WRITTEN EXERCISE –
Restate the whole listing word for word. Pictures are left out.

DATASET SECTION –
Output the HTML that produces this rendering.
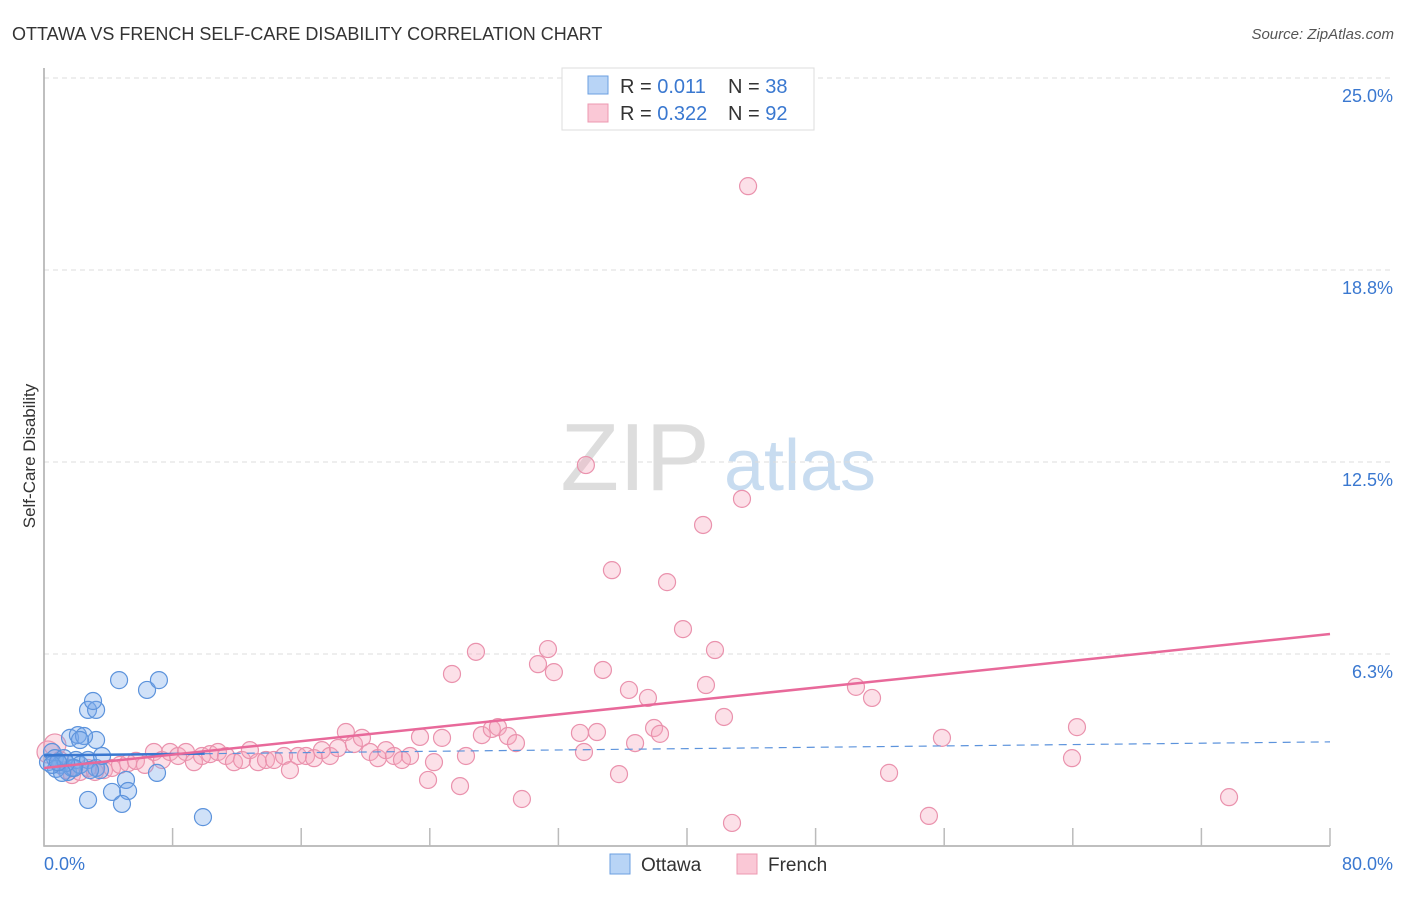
<!DOCTYPE html>
<html><head><meta charset="utf-8"><style>
body{margin:0;background:#fff;font-family:"Liberation Sans",sans-serif;}
svg text{font-family:"Liberation Sans",sans-serif;}
</style></head><body>
<svg id="c" width="1406" height="892" xmlns="http://www.w3.org/2000/svg">
<text x="12" y="40" font-size="18" fill="#333">OTTAWA VS FRENCH SELF-CARE DISABILITY CORRELATION CHART</text>
<text x="1394" y="39" font-size="15" fill="#555" font-style="italic" text-anchor="end">Source: ZipAtlas.com</text>
<text x="35" y="456" font-size="17" fill="#333" text-anchor="middle" transform="rotate(-90 35 456)">Self-Care Disability</text>
<g><text x="635" y="490" font-size="96" fill="#ddd" font-family="Liberation Serif" text-anchor="middle">ZIP</text><text x="800" y="490" font-size="72" fill="#c8dcf0" text-anchor="middle">atlas</text></g>
<g id="grid"></g><g id="axes"></g><g id="pts"></g><g id="trend"></g>
<g>
<rect x="562" y="68" width="252" height="62" fill="#fff" stroke="#ddd"/>
<rect x="588" y="76" width="20" height="18" fill="#b8d4f6" stroke="#6b9fe0"/>
<rect x="588" y="104" width="20" height="18" fill="#fac8d6" stroke="#ec98b0"/>
<text x="620" y="93" font-size="20" fill="#333">R = <tspan fill="#3a78d0"> 0.011</tspan></text>
<text x="728" y="93" font-size="20" fill="#333">N = <tspan fill="#3a78d0">38</tspan></text>
<text x="620" y="120" font-size="20" fill="#333">R = <tspan fill="#3a78d0">0.322</tspan></text>
<text x="728" y="120" font-size="20" fill="#333">N = <tspan fill="#3a78d0">92</tspan></text>
</g>
<g>
<rect x="610" y="854" width="20" height="20" fill="#b8d4f6" stroke="#6b9fe0"/>
<text x="641" y="871" font-size="19" fill="#333">Ottawa</text>
<rect x="737" y="854" width="20" height="20" fill="#fac8d6" stroke="#ec98b0"/>
<text x="768" y="871" font-size="19" fill="#333">French</text>
</g>
</svg>
<script>
const yTicks=[6.25,12.5,18.75,25];
const yTickLabels=["6.3%","12.5%","18.8%","25.0%"];
const xTicks=[0,8,16,24,32,40,48,56,64,72,80];
const ottawaX=[0.25,0.5,0.68,1,1.24,1.49,1.74,1.99,2.24,1.62,2.11,2.74,3.24,3.48,2.74,3.24,3.05,4.67,6.41,7.15,3.61,3.24,1.87,0.75,5.1,5.23,4.23,4.85,2.74,7.03,9.89,1.37,1.12,2.49,2.24,0.5,0.87,2.86];
const ottawaY=[2.73,3.06,2.86,2.64,2.86,2.41,2.54,2.8,2.64,3.52,3.61,2.8,2.54,2.47,4.43,4.43,4.72,5.4,5.08,5.4,2.93,3.45,2.54,2.51,2.15,1.79,1.76,1.37,1.5,2.38,0.94,2.7,2.38,3.58,3.45,2.64,2.73,2.47];
const frenchX=[0.25,0.68,1,1.37,1.74,2.24,2.74,3.17,3.73,4.23,4.73,5.23,5.72,6.28,6.84,7.34,7.84,8.34,8.83,9.33,9.83,10.33,10.82,11.32,11.82,12.32,12.81,13.31,13.81,14.31,14.93,15.3,15.8,16.3,16.8,17.29,17.79,18.29,18.78,19.28,19.78,20.28,20.77,21.27,21.77,22.27,22.77,23.39,23.89,24.26,24.76,25.38,25.88,26.25,26.87,27.24,27.86,28.24,28.86,29.36,29.73,30.73,31.35,31.72,33.34,33.59,33.71,34.4,34.77,35.33,35.77,36.39,36.77,37.57,37.95,38.32,38.76,39.75,41.0,41.18,41.74,42.3,42.8,43.42,43.8,50.51,51.51,52.57,55.05,55.86,63.95,64.26,73.72];
const frenchY=[3.06,3.29,2.8,2.47,2.31,2.41,2.54,2.41,2.47,2.54,2.64,2.7,2.77,2.64,3.06,2.8,3.06,2.93,3.06,2.73,2.93,2.99,3.06,2.93,2.73,2.8,3.12,2.73,2.8,2.8,2.93,2.47,2.93,2.93,2.86,3.12,2.93,3.19,3.71,3.32,3.52,3.06,2.86,3.12,2.93,2.8,2.93,3.55,2.15,2.73,3.52,5.6,1.95,2.93,6.32,3.61,3.81,3.87,3.58,3.35,1.53,5.92,6.41,5.66,3.68,3.06,12.4,3.71,5.73,8.98,2.34,5.08,3.35,4.82,3.84,3.65,8.59,7.06,10.45,5.24,6.38,4.2,0.75,11.3,21.48,5.18,4.82,2.38,0.98,3.52,2.86,3.87,1.59];
const ottawaTrend=[2.95,3.39];
const frenchTrend=[2.54,6.9];
const X=v=>44+v*(1286/80), Y=v=>846-v*30.72;
const NS="http://www.w3.org/2000/svg";
function mk(t,a,p){const e=document.createElementNS(NS,t);for(const k in a)e.setAttribute(k,a[k]);p.appendChild(e);return e;}
const grid=document.getElementById('grid'),axes=document.getElementById('axes'),pts=document.getElementById('pts'),tr=document.getElementById('trend');
yTicks.forEach((v,i)=>{
 const l=mk('line',{x1:44,x2:1394,y1:Y(v),y2:Y(v),stroke:'#ddd','stroke-dasharray':'5,4'},grid);
 
 
 const t=mk('text',{x:1393,y:Y(v)+24,'font-size':18,fill:'#3a78d0','text-anchor':'end'},axes);
 t.textContent=yTickLabels[i];
 
 
});
const ax=mk('path',{d:'M44 68 V846 H1330',fill:'none',stroke:'#aaa','stroke-width':1.5},axes);


xTicks.forEach(v=>{const t=mk('line',{x1:X(v),x2:X(v),y1:828,y2:846,stroke:'#bbb','stroke-width':1.5},axes);
 
 });
const xl0=mk('text',{x:44,y:870,'font-size':18,fill:'#3a78d0'},axes);xl0.textContent="0.0%";


const xl1=mk('text',{x:1393,y:870,'font-size':18,fill:'#3a78d0','text-anchor':'end'},axes);xl1.textContent="80.0%";


frenchX.forEach((v,i)=>{const c=mk('circle',{cx:X(v),cy:Y(frenchY[i]),r:i<2?11:8.5,fill:'rgba(246,165,190,0.35)',stroke:'#ea92ad','stroke-width':1.2},pts);
 
 });
ottawaX.forEach((v,i)=>{const c=mk('circle',{cx:X(v),cy:Y(ottawaY[i]),r:8.5,fill:'rgba(120,170,235,0.35)',stroke:'#5c93dc','stroke-width':1.2},pts);
 
 });
const bs=mk('line',{x1:X(0),y1:Y(ottawaTrend[0]),x2:X(10),y2:Y(ottawaTrend[0]+(ottawaTrend[1]-ottawaTrend[0])/8),stroke:'#3a78d0','stroke-width':2.5},tr);


const bd=mk('line',{x1:X(10),y1:Y(ottawaTrend[0]+(ottawaTrend[1]-ottawaTrend[0])/8),x2:X(80),y2:Y(ottawaTrend[1]),stroke:'#5c93dc','stroke-width':1.2,'stroke-dasharray':'8,6'},tr);


const pl=mk('line',{x1:X(0),y1:Y(frenchTrend[0]),x2:X(80),y2:Y(frenchTrend[1]),stroke:'#e8699a','stroke-width':2.5},tr);


</script>
</body></html>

SOLUTION TO THIS TASK –
Output the HTML that produces this rendering.
<!DOCTYPE html>
<html><head><meta charset="utf-8"><style>
body{margin:0;background:#fff;font-family:"Liberation Sans",sans-serif;}
svg text{font-family:"Liberation Sans",sans-serif;}
</style></head><body>
<svg id="c" width="1406" height="892" xmlns="http://www.w3.org/2000/svg">
<text x="12" y="40" font-size="18" fill="#333">OTTAWA VS FRENCH SELF-CARE DISABILITY CORRELATION CHART</text>
<text x="1394" y="39" font-size="15" fill="#555" font-style="italic" text-anchor="end">Source: ZipAtlas.com</text>
<text x="35" y="456" font-size="17" fill="#333" text-anchor="middle" transform="rotate(-90 35 456)">Self-Care Disability</text>
<g><text x="635" y="490" font-size="96" fill="#ddd" font-family="Liberation Serif" text-anchor="middle">ZIP</text><text x="800" y="490" font-size="72" fill="#c8dcf0" text-anchor="middle">atlas</text></g>
<g id="grid"></g><g id="axes"></g><g id="pts"></g><g id="trend"></g>
<g>
<rect x="562" y="68" width="252" height="62" fill="#fff" stroke="#ddd"/>
<rect x="588" y="76" width="20" height="18" fill="#b8d4f6" stroke="#6b9fe0"/>
<rect x="588" y="104" width="20" height="18" fill="#fac8d6" stroke="#ec98b0"/>
<text x="620" y="93" font-size="20" fill="#333">R = <tspan fill="#3a78d0"> 0.011</tspan></text>
<text x="728" y="93" font-size="20" fill="#333">N = <tspan fill="#3a78d0">38</tspan></text>
<text x="620" y="120" font-size="20" fill="#333">R = <tspan fill="#3a78d0">0.322</tspan></text>
<text x="728" y="120" font-size="20" fill="#333">N = <tspan fill="#3a78d0">92</tspan></text>
</g>
<g>
<rect x="610" y="854" width="20" height="20" fill="#b8d4f6" stroke="#6b9fe0"/>
<text x="641" y="871" font-size="19" fill="#333">Ottawa</text>
<rect x="737" y="854" width="20" height="20" fill="#fac8d6" stroke="#ec98b0"/>
<text x="768" y="871" font-size="19" fill="#333">French</text>
</g>
</svg>
<script>
const yTicks=[6.25,12.5,18.75,25];
const yTickLabels=["6.3%","12.5%","18.8%","25.0%"];
const xTicks=[0,8,16,24,32,40,48,56,64,72,80];
const ottawaX=[0.25,0.5,0.68,1,1.24,1.49,1.74,1.99,2.24,1.62,2.11,2.74,3.24,3.48,2.74,3.24,3.05,4.67,6.41,7.15,3.61,3.24,1.87,0.75,5.1,5.23,4.23,4.85,2.74,7.03,9.89,1.37,1.12,2.49,2.24,0.5,0.87,2.86];
const ottawaY=[2.73,3.06,2.86,2.64,2.86,2.41,2.54,2.8,2.64,3.52,3.61,2.8,2.54,2.47,4.43,4.43,4.72,5.4,5.08,5.4,2.93,3.45,2.54,2.51,2.15,1.79,1.76,1.37,1.5,2.38,0.94,2.7,2.38,3.58,3.45,2.64,2.73,2.47];
const frenchX=[0.25,0.68,1,1.37,1.74,2.24,2.74,3.17,3.73,4.23,4.73,5.23,5.72,6.28,6.84,7.34,7.84,8.34,8.83,9.33,9.83,10.33,10.82,11.32,11.82,12.32,12.81,13.31,13.81,14.31,14.93,15.3,15.8,16.3,16.8,17.29,17.79,18.29,18.78,19.28,19.78,20.28,20.77,21.27,21.77,22.27,22.77,23.39,23.89,24.26,24.76,25.38,25.88,26.25,26.87,27.24,27.86,28.24,28.86,29.36,29.73,30.73,31.35,31.72,33.34,33.59,33.71,34.4,34.77,35.33,35.77,36.39,36.77,37.57,37.95,38.32,38.76,39.75,41.0,41.18,41.74,42.3,42.8,43.42,43.8,50.51,51.51,52.57,55.05,55.86,63.95,64.26,73.72];
const frenchY=[3.06,3.29,2.8,2.47,2.31,2.41,2.54,2.41,2.47,2.54,2.64,2.7,2.77,2.64,3.06,2.8,3.06,2.93,3.06,2.73,2.93,2.99,3.06,2.93,2.73,2.8,3.12,2.73,2.8,2.8,2.93,2.47,2.93,2.93,2.86,3.12,2.93,3.19,3.71,3.32,3.52,3.06,2.86,3.12,2.93,2.8,2.93,3.55,2.15,2.73,3.52,5.6,1.95,2.93,6.32,3.61,3.81,3.87,3.58,3.35,1.53,5.92,6.41,5.66,3.68,3.06,12.4,3.71,5.73,8.98,2.34,5.08,3.35,4.82,3.84,3.65,8.59,7.06,10.45,5.24,6.38,4.2,0.75,11.3,21.48,5.18,4.82,2.38,0.98,3.52,2.86,3.87,1.59];
const ottawaTrend=[2.95,3.39];
const frenchTrend=[2.54,6.9];
const X=v=>44+v*(1286/80), Y=v=>846-v*30.72;
const NS="http://www.w3.org/2000/svg";
function mk(t,a,p){const e=document.createElementNS(NS,t);for(const k in a)e.setAttribute(k,a[k]);p.appendChild(e);return e;}
const grid=document.getElementById('grid'),axes=document.getElementById('axes'),pts=document.getElementById('pts'),tr=document.getElementById('trend');
yTicks.forEach((v,i)=>{
 const l=mk('line',{x1:44,x2:1394,y1:Y(v),y2:Y(v),stroke:'#ddd','stroke-dasharray':'5,4'},grid);
 
 
 const t=mk('text',{x:1393,y:Y(v)+24,'font-size':18,fill:'#3a78d0','text-anchor':'end'},axes);
 t.textContent=yTickLabels[i];
 
 
});
const ax=mk('path',{d:'M44 68 V846 H1330',fill:'none',stroke:'#aaa','stroke-width':1.5},axes);


xTicks.forEach(v=>{const t=mk('line',{x1:X(v),x2:X(v),y1:828,y2:846,stroke:'#bbb','stroke-width':1.5},axes);
 
 });
const xl0=mk('text',{x:44,y:870,'font-size':18,fill:'#3a78d0'},axes);xl0.textContent="0.0%";


const xl1=mk('text',{x:1393,y:870,'font-size':18,fill:'#3a78d0','text-anchor':'end'},axes);xl1.textContent="80.0%";


frenchX.forEach((v,i)=>{const c=mk('circle',{cx:X(v),cy:Y(frenchY[i]),r:i<2?11:8.5,fill:'rgba(246,165,190,0.35)',stroke:'#ea92ad','stroke-width':1.2},pts);
 
 });
ottawaX.forEach((v,i)=>{const c=mk('circle',{cx:X(v),cy:Y(ottawaY[i]),r:8.5,fill:'rgba(120,170,235,0.35)',stroke:'#5c93dc','stroke-width':1.2},pts);
 
 });
const bs=mk('line',{x1:X(0),y1:Y(ottawaTrend[0]),x2:X(10),y2:Y(ottawaTrend[0]+(ottawaTrend[1]-ottawaTrend[0])/8),stroke:'#3a78d0','stroke-width':2.5},tr);


const bd=mk('line',{x1:X(10),y1:Y(ottawaTrend[0]+(ottawaTrend[1]-ottawaTrend[0])/8),x2:X(80),y2:Y(ottawaTrend[1]),stroke:'#5c93dc','stroke-width':1.2,'stroke-dasharray':'8,6'},tr);


const pl=mk('line',{x1:X(0),y1:Y(frenchTrend[0]),x2:X(80),y2:Y(frenchTrend[1]),stroke:'#e8699a','stroke-width':2.5},tr);


</script>
</body></html>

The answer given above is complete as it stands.